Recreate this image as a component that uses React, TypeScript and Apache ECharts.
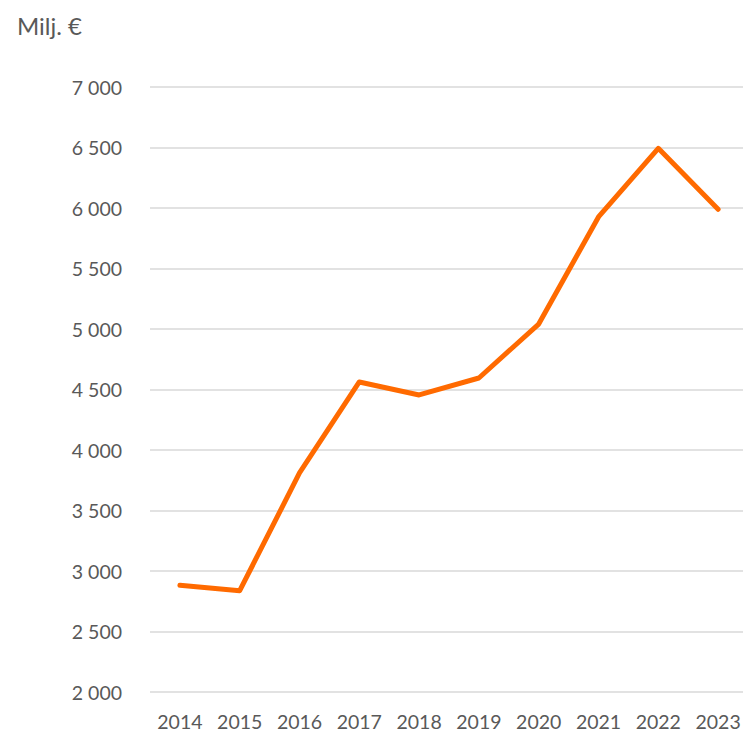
import React, { useEffect, useRef } from "react";
import * as echarts from "echarts";

const years = ["2014", "2015", "2016", "2017", "2018", "2019", "2020", "2021", "2022", "2023"];
const values = [2882, 2837, 3810, 4562, 4455, 4595, 5041, 5926, 6493, 5989];
const unitLabel = "Milj. €";

const fmt = (v: number) => {
  const s = String(Math.round(v));
  return s.replace(/\B(?=(\d{3})+(?!\d))/g, " ");
};

export default function App() {
  const ref = useRef<HTMLDivElement>(null);
  useEffect(() => {
    if (!ref.current) return;
    const chart = echarts.init(ref.current, undefined, { renderer: "svg" });
    chart.setOption({
      animation: false,
      backgroundColor: "#ffffff",
      textStyle: { fontFamily: "Lato" },
      graphic: [
        {
          type: "text",
          left: 17,
          top: 13,
          style: { text: unitLabel, fontSize: 24, fill: "#595959", fontFamily: "Lato" },
        },
      ],
      grid: {
        left: 150,
        top: 87,
        width: 598,
        height: 605,
        containLabel: false,
        outerBoundsMode: "none",
      },
      xAxis: {
        type: "category",
        data: years,
        boundaryGap: true,
        axisLine: { show: false },
        axisTick: { show: false },
        axisLabel: { color: "#595959", fontSize: 19.5, margin: 19, fontFamily: "Lato" },
      },
      yAxis: {
        type: "value",
        min: 2000,
        max: 7000,
        interval: 500,
        axisLine: { show: false },
        axisTick: { show: false },
        splitLine: { lineStyle: { color: "#d9d9d9", width: 1.5 } },
        axisLabel: {
          color: "#595959",
          fontSize: 19.5,
          margin: 28,
          fontFamily: "Lato",
          formatter: (v: number) => fmt(v),
        },
      },
      series: [
        {
          type: "line",
          data: values,
          symbol: "none",
          lineStyle: { color: "#ff6a00", width: 5, cap: "round", join: "round" },
        },
      ],
    });
    return () => chart.dispose();
  }, []);
  return (
    <div
      ref={ref}
      style={{ position: "fixed", left: 0, top: 0, width: 743, height: 733 }}
    />
  );
}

•••

What is needed: Copy out all of the data word for word. Do not carry over any picture.

The reply:
Recreate this image as a component that uses React, TypeScript and Apache ECharts.
import React, { useEffect, useRef } from "react";
import * as echarts from "echarts";

const years = ["2014", "2015", "2016", "2017", "2018", "2019", "2020", "2021", "2022", "2023"];
const values = [2882, 2837, 3810, 4562, 4455, 4595, 5041, 5926, 6493, 5989];
const unitLabel = "Milj. €";

const fmt = (v: number) => {
  const s = String(Math.round(v));
  return s.replace(/\B(?=(\d{3})+(?!\d))/g, " ");
};

export default function App() {
  const ref = useRef<HTMLDivElement>(null);
  useEffect(() => {
    if (!ref.current) return;
    const chart = echarts.init(ref.current, undefined, { renderer: "svg" });
    chart.setOption({
      animation: false,
      backgroundColor: "#ffffff",
      textStyle: { fontFamily: "Lato" },
      graphic: [
        {
          type: "text",
          left: 17,
          top: 13,
          style: { text: unitLabel, fontSize: 24, fill: "#595959", fontFamily: "Lato" },
        },
      ],
      grid: {
        left: 150,
        top: 87,
        width: 598,
        height: 605,
        containLabel: false,
        outerBoundsMode: "none",
      },
      xAxis: {
        type: "category",
        data: years,
        boundaryGap: true,
        axisLine: { show: false },
        axisTick: { show: false },
        axisLabel: { color: "#595959", fontSize: 19.5, margin: 19, fontFamily: "Lato" },
      },
      yAxis: {
        type: "value",
        min: 2000,
        max: 7000,
        interval: 500,
        axisLine: { show: false },
        axisTick: { show: false },
        splitLine: { lineStyle: { color: "#d9d9d9", width: 1.5 } },
        axisLabel: {
          color: "#595959",
          fontSize: 19.5,
          margin: 28,
          fontFamily: "Lato",
          formatter: (v: number) => fmt(v),
        },
      },
      series: [
        {
          type: "line",
          data: values,
          symbol: "none",
          lineStyle: { color: "#ff6a00", width: 5, cap: "round", join: "round" },
        },
      ],
    });
    return () => chart.dispose();
  }, []);
  return (
    <div
      ref={ref}
      style={{ position: "fixed", left: 0, top: 0, width: 743, height: 733 }}
    />
  );
}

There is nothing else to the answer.